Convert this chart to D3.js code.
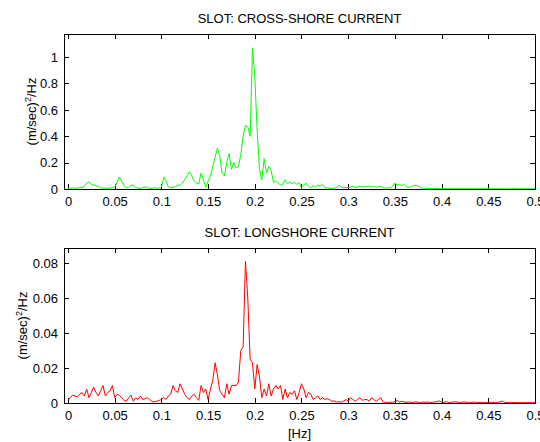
<!DOCTYPE html>
<html>
<head>
<meta charset="utf-8">
<script src="https://cdn.jsdelivr.net/npm/d3@7"></script>
<style>
  html, body { margin: 0; padding: 0; background: #fff; }
  svg { display: block; }
  text { font-family: "Liberation Sans", Arial, Helvetica, sans-serif; fill: #000; }
</style>
</head>
<body>
<svg id="chart" width="540" height="442"></svg>
<script>
// Frequency grid step for both spectra [Hz]
const freqStep = 0.0025;

// Cross-shore current spectral density, (m/sec)^2/Hz
const crossShore = [
  0.005,0.006,0.008,0.006,0.007,0.010,0.012,0.020,0.045,0.055,
  0.035,0.030,0.025,0.018,0.010,0.006,0.005,0.005,0.006,0.012,
  0.015,0.050,0.090,0.060,0.025,0.010,0.012,0.028,0.030,0.010,
  0.006,0.005,0.010,0.016,0.012,0.005,0.006,0.010,0.005,0.008,
  0.015,0.090,0.060,0.015,0.008,0.012,0.020,0.025,0.030,0.045,
  0.070,0.100,0.130,0.100,0.060,0.045,0.040,0.120,0.070,0.012,
  0.060,0.100,0.170,0.240,0.310,0.250,0.120,0.100,0.200,0.270,
  0.150,0.200,0.160,0.170,0.260,0.400,0.480,0.470,0.400,1.070,
  0.850,0.450,0.150,0.070,0.230,0.120,0.170,0.140,0.050,0.060,
  0.045,0.030,0.035,0.070,0.040,0.055,0.040,0.050,0.035,0.050,
  0.010,0.025,0.045,0.020,0.010,0.025,0.015,0.030,0.020,0.035,
  0.010,0.008,0.005,0.004,0.006,0.010,0.030,0.015,0.010,0.012,
  0.010,0.015,0.020,0.012,0.015,0.020,0.015,0.020,0.018,0.022,
  0.015,0.020,0.012,0.018,0.020,0.008,0.006,0.010,0.008,0.020,
  0.045,0.030,0.035,0.025,0.035,0.015,0.012,0.020,0.025,0.030,
  0.020,0.010,0.006,0.005,0.004,
  0.004,0.003,0.003,0.004,0.003,0.002,0.003,0.003,0.002,0.003,
  0.002,0.003,0.002,0.002,0.003,0.002,0.002,0.003,0.002,0.002,
  0.002,0.002,0.003,0.002,0.002,0.002,0.002,0.002,0.003,0.002,
  0.002,0.002,0.002,0.002,0.002,0.002,0.003,0.002,0.002,0.002,
  0.002,0.002,0.002,0.002,0.002,0.002
];

// Longshore current spectral density, (m/sec)^2/Hz
const longShore = [
  0.0015,0.003,0.0045,0.004,0.0035,0.005,0.006,0.004,0.008,0.003,
  0.006,0.009,0.006,0.004,0.007,0.010,0.004,0.006,0.007,0.010,
  0.003,0.005,0.0045,0.003,0.0015,0.001,0.003,0.0045,0.001,0.003,
  0.002,0.004,0.002,0.0025,0.003,0.002,0.0008,0.0007,0.001,0.0015,
  0.002,0.003,0.002,0.004,0.005,0.010,0.007,0.006,0.011,0.008,
  0.005,0.003,0.002,0.004,0.005,0.003,0.0015,0.010,0.006,0.008,
  0.002,0.008,0.013,0.023,0.016,0.007,0.005,0.003,0.011,0.005,
  0.010,0.010,0.010,0.012,0.030,0.032,0.081,0.060,0.025,0.023,
  0.008,0.022,0.015,0.003,0.008,0.004,0.011,0.004,0.008,0.010,
  0.008,0.010,0.002,0.008,0.003,0.006,0.005,0.007,0.002,0.006,
  0.011,0.008,0.003,0.006,0.005,0.002,0.003,0.004,0.002,0.003,
  0.002,0.0025,0.002,0.001,0.0012,0.0005,0.0008,0.0005,0.001,0.002,
  0.001,0.003,0.002,0.001,0.002,0.003,0.0015,0.002,0.002,0.001,
  0.003,0.002,0.001,0.002,0.003,0.0003,
  0.0004,0.0003,0.0005,0.0004,0.0008,0.0015,0.0006,0.001,0.0005,0.0004,
  0.0006,0.0004,0.0003,0.0007,0.0004,0.0003,0.0005,0.0004,0.0006,0.0003,
  0.0004,0.0006,0.0008,0.0012,0.0005,0.0004,0.0007,0.0003,0.0004,0.0005,
  0.0008,0.0004,0.0003,0.0005,0.0006,0.0003,0.0004,0.0003,0.0005,0.0003,
  0.0003,0.0004,0.0003,0.0002,0.0003,0.0004,0.0003,0.0002,0.0003,0.0006,
  0.0011,0.0004,0.0003,0.0002,0.0003,0.0002,0.0003,0.0002,0.0002,0.0003,
  0.0002,0.0002,0.0003,0.0002,0.0002
];

// Axis ticks and titles
const xTicks = [0, 0.05, 0.1, 0.15, 0.2, 0.25, 0.3, 0.35, 0.4, 0.45, 0.5];
const yTicksCross = [0, 0.2, 0.4, 0.6, 0.8, 1];
const yTicksLong = [0, 0.02, 0.04, 0.06, 0.08];
const titles = ["SLOT: CROSS-SHORE CURRENT", "SLOT: LONGSHORE CURRENT"];
const xLabel = "[Hz]";

const svg = d3.select("#chart");
const left = 64, right = 535;

const x = d3.scaleLinear().domain([-0.00428, 0.5]).range([left, right]);

function panel(opts) {
  const { top, bottom, yMax, yTicks, values, color, title, id, yLabelX } = opts;
  const y = d3.scaleLinear().domain([0, yMax]).range([bottom, top]);
  const g = svg.append("g");

  g.append("clipPath").attr("id", id)
    .append("rect").attr("x", left).attr("y", top)
    .attr("width", right - left).attr("height", bottom - top);

  const fmt = d => String(+d.toFixed(3));

  const styleAxis = sel => {
    sel.select(".domain").remove();
    sel.selectAll(".tick line").attr("stroke", "#000").attr("shape-rendering", "crispEdges");
    sel.selectAll("text").attr("font-size", 13)
      .attr("font-family", "'Liberation Sans', Arial, sans-serif").attr("fill", "#000");
  };

  g.append("g").attr("transform", `translate(0,${bottom})`)
    .call(d3.axisBottom(x).tickValues(xTicks).tickFormat(fmt).tickSizeInner(-5).tickSizeOuter(0).tickPadding(8))
    .call(styleAxis);
  g.append("g").attr("transform", `translate(0,${top})`)
    .call(d3.axisTop(x).tickValues(xTicks).tickFormat("").tickSizeInner(-5).tickSizeOuter(0))
    .call(styleAxis);
  g.append("g").attr("transform", `translate(${left},0)`)
    .call(d3.axisLeft(y).tickValues(yTicks).tickFormat(fmt).tickSizeInner(-5).tickSizeOuter(0).tickPadding(6))
    .call(styleAxis);
  g.append("g").attr("transform", `translate(${right},0)`)
    .call(d3.axisRight(y).tickValues(yTicks).tickFormat("").tickSizeInner(-5).tickSizeOuter(0))
    .call(styleAxis);

  g.append("path")
    .datum(values)
    .attr("clip-path", `url(#${id})`)
    .attr("fill", "none")
    .attr("stroke", color)
    .attr("stroke-width", 1)
    .attr("d", d3.line().x((d, i) => x(i * freqStep)).y(d => y(d)));

  g.append("rect")
    .attr("x", left + 0.5).attr("y", top + 0.5)
    .attr("width", right - left).attr("height", bottom - top)
    .attr("fill", "none").attr("stroke", "#000").attr("stroke-width", 1)
    .attr("shape-rendering", "crispEdges");

  g.append("text")
    .attr("x", (left + right) / 2).attr("y", top - 11)
    .attr("text-anchor", "middle").attr("font-size", 13)
    .text(title);

  const yl = g.append("text")
    .attr("transform", `translate(${yLabelX},${(top + bottom) / 2}) rotate(-90)`)
    .attr("text-anchor", "middle").attr("font-size", 13);
  yl.append("tspan").text("(m/sec)");
  yl.append("tspan").attr("dy", -5).attr("font-size", 9).text("2");
  yl.append("tspan").attr("dy", 5).text("/Hz");
}

panel({ top: 34, bottom: 189, yMax: 1.175, yTicks: yTicksCross, values: crossShore,
        color: "#00ff00", title: titles[0], id: "clipCross", yLabelX: 36 });
panel({ top: 248, bottom: 403, yMax: 0.0886, yTicks: yTicksLong, values: longShore,
        color: "#ff0000", title: titles[1], id: "clipLong", yLabelX: 27 });

svg.append("text")
  .attr("x", (left + right) / 2).attr("y", 438)
  .attr("text-anchor", "middle").attr("font-size", 13)
  .text(xLabel);
</script>
</body>
</html>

- - - - - - -

### Stated task:
Leave out any pictures and return exactly the lines from the beginning of the data through the line with "const freqStep = 0.0025;", inclusive.

### Solution to this problem:
Convert this chart to D3.js code.
<!DOCTYPE html>
<html>
<head>
<meta charset="utf-8">
<script src="https://cdn.jsdelivr.net/npm/d3@7"></script>
<style>
  html, body { margin: 0; padding: 0; background: #fff; }
  svg { display: block; }
  text { font-family: "Liberation Sans", Arial, Helvetica, sans-serif; fill: #000; }
</style>
</head>
<body>
<svg id="chart" width="540" height="442"></svg>
<script>
// Frequency grid step for both spectra [Hz]
const freqStep = 0.0025;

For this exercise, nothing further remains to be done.